Stated problem → Return the lines below exactly, from the first line to the line that contains "(downfrom) -- (downto);". Leave out pictures.

Listed records →
━━━━━━━━━━━━━━━━━━━━

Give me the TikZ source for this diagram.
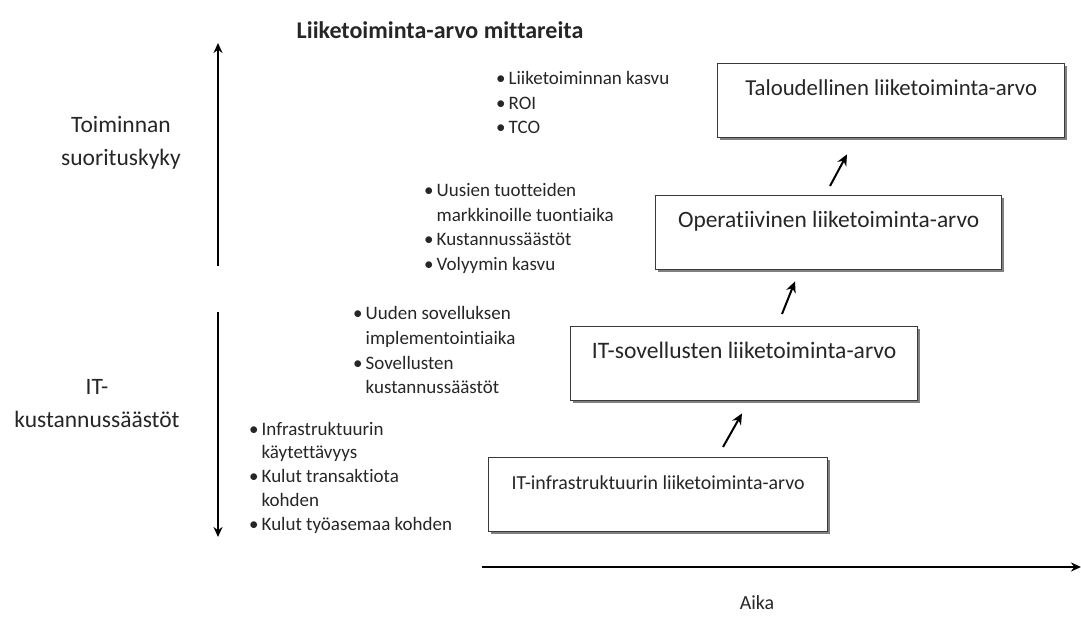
\documentclass[tikz,border=0pt]{standalone}
\usepackage{fontspec}
\setmainfont{Carlito}[Ligatures=NoCommon]
\usetikzlibrary{arrows.meta,shadows}
\definecolor{ink}{HTML}{262626}
\definecolor{frame}{HTML}{3A3A3A}
\begin{document}
\begin{tikzpicture}[x=1pt,y=-1pt,
  txt/.style={text=ink, inner sep=0pt},
  valuebox/.style={draw=frame, line width=1.4pt, fill=white, text=ink,
    inner xsep=0pt, inner ysep=0pt, text height=32pt, text depth=42pt,
    font=\fontsize{23.4}{28}\selectfont,
    drop shadow={shadow xshift=2.5pt, shadow yshift=-2.5pt, fill=black!50, opacity=1}},
  axislabel/.style={txt, align=center, font=\fontsize{23.5}{33}\selectfont},
  bulletlist/.style={txt, anchor=base west, font=\fontsize{19}{24.5}\selectfont},
  axis/.style={line width=1.8pt, draw=black, -{Stealth[length=10pt,width=9pt]}},
  steparrow/.style={line width=2pt, draw=black, -{Stealth[length=11pt,width=10pt]}}
]
\useasboundingbox (0,0) rectangle (1081,617);

% heading
\node[txt, font=\bfseries\fontsize{24}{28}\selectfont] (title) at (440,30) {Liiketoiminta-arvo mittareita};

% vertical axes
\coordinate (upfrom) at (218,266);
\coordinate (upto) at (218,43);
\coordinate (downfrom) at (218,312);
\coordinate (downto) at (218,537);
\draw[axis] (upfrom) -- (upto);
\draw[axis] (downfrom) -- (downto);

\node[axislabel] (perf) at (121,143) {Toiminnan\\suorituskyky};
\node[axislabel] (itcost) at (97,404) {IT-\\kustannussäästöt};

% time axis
\coordinate (tfrom) at (482,567);
\coordinate (tto) at (1081,567);
\draw[axis] (tfrom) -- (tto);
\node[txt, font=\fontsize{20}{24}\selectfont] (time) at (757,603) {Aika};

% value levels
\node[valuebox, minimum width=347pt, anchor=north west, font=\fontsize{22.8}{28}\selectfont] (talo) at (717,63) {Taloudellinen liiketoiminta-arvo};
\node[valuebox, minimum width=346pt, anchor=north west] (oper) at (655,195) {Operatiivinen liiketoiminta-arvo};
\node[valuebox, minimum width=347pt, anchor=north west, font=\fontsize{23.6}{28}\selectfont] (sov) at (570,326) {IT-sovellusten liiketoiminta-arvo};
\node[valuebox, minimum width=339pt, anchor=north west, font=\fontsize{19.9}{24}\selectfont] (infra) at (488,457) {IT-infrastruktuurin liiketoiminta-arvo};

% steps between levels
\draw[steparrow] ([xshift=235pt,yshift=10pt]infra.north west) -- ([xshift=172pt,yshift=-12pt]sov.south west);
\draw[steparrow] ([xshift=212pt,yshift=12pt]sov.north west) -- ([xshift=140pt,yshift=-11pt]oper.south west);
\draw[steparrow] ([xshift=175pt,yshift=9pt]oper.north west) -- ([xshift=130pt,yshift=-16pt]talo.south west);

% measures for each level
\node[bulletlist] (m1) at (496,85) {\begin{tabular}[t]{@{}l@{\hspace{3pt}}l@{}}
\textbullet & Liiketoiminnan kasvu\\
\textbullet & ROI\\
\textbullet & TCO
\end{tabular}};
\node[bulletlist] (m2) at (424,197) {\begin{tabular}[t]{@{}l@{\hspace{3pt}}l@{}}
\textbullet & Uusien tuotteiden\\
 & markkinoille tuontiaika\\
\textbullet & Kustannussäästöt\\
\textbullet & Volyymin kasvu
\end{tabular}};
\node[bulletlist] (m3) at (353,320) {\begin{tabular}[t]{@{}l@{\hspace{3pt}}l@{}}
\textbullet & Uuden sovelluksen\\
 & implementointiaika\\
\textbullet & Sovellusten\\
 & kustannussäästöt
\end{tabular}};
\node[bulletlist, font=\fontsize{19}{23.8}\selectfont] (m4) at (249,435) {\begin{tabular}[t]{@{}l@{\hspace{3pt}}l@{}}
\textbullet & Infrastruktuurin\\
 & käytettävyys\\
\textbullet & Kulut transaktiota\\
 & kohden\\
\textbullet & Kulut työasemaa kohden
\end{tabular}};
\end{tikzpicture}
\end{document}
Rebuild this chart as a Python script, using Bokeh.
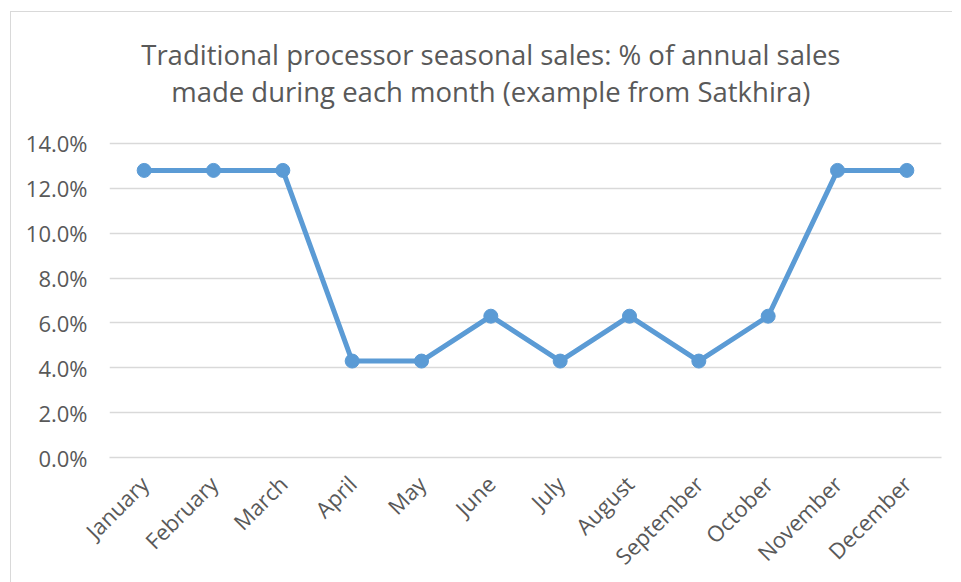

━━━━━━━━━━━━━━━━━━━━

Expected answer →
Give me the TikZ source for this diagram.
\documentclass[tikz,border=0pt]{standalone}
\usepackage{fontspec}
\setmainfont{Carlito}[Ligatures=NoCommon]
\usetikzlibrary{arrows.meta,shadows}
\definecolor{ink}{HTML}{262626}
\definecolor{frame}{HTML}{3A3A3A}
\begin{document}
\begin{tikzpicture}[x=1pt,y=-1pt,
  txt/.style={text=ink, inner sep=0pt},
  valuebox/.style={draw=frame, line width=1.4pt, fill=white, text=ink,
    inner xsep=0pt, inner ysep=0pt, text height=32pt, text depth=42pt,
    font=\fontsize{23.4}{28}\selectfont,
    drop shadow={shadow xshift=2.5pt, shadow yshift=-2.5pt, fill=black!50, opacity=1}},
  axislabel/.style={txt, align=center, font=\fontsize{23.5}{33}\selectfont},
  bulletlist/.style={txt, anchor=base west, font=\fontsize{19}{24.5}\selectfont},
  axis/.style={line width=1.8pt, draw=black, -{Stealth[length=10pt,width=9pt]}},
  steparrow/.style={line width=2pt, draw=black, -{Stealth[length=11pt,width=10pt]}}
]
\useasboundingbox (0,0) rectangle (1081,617);

% heading
\node[txt, font=\bfseries\fontsize{24}{28}\selectfont] (title) at (440,30) {Liiketoiminta-arvo mittareita};

% vertical axes
\coordinate (upfrom) at (218,266);
\coordinate (upto) at (218,43);
\coordinate (downfrom) at (218,312);
\coordinate (downto) at (218,537);
\draw[axis] (upfrom) -- (upto);
\draw[axis] (downfrom) -- (downto);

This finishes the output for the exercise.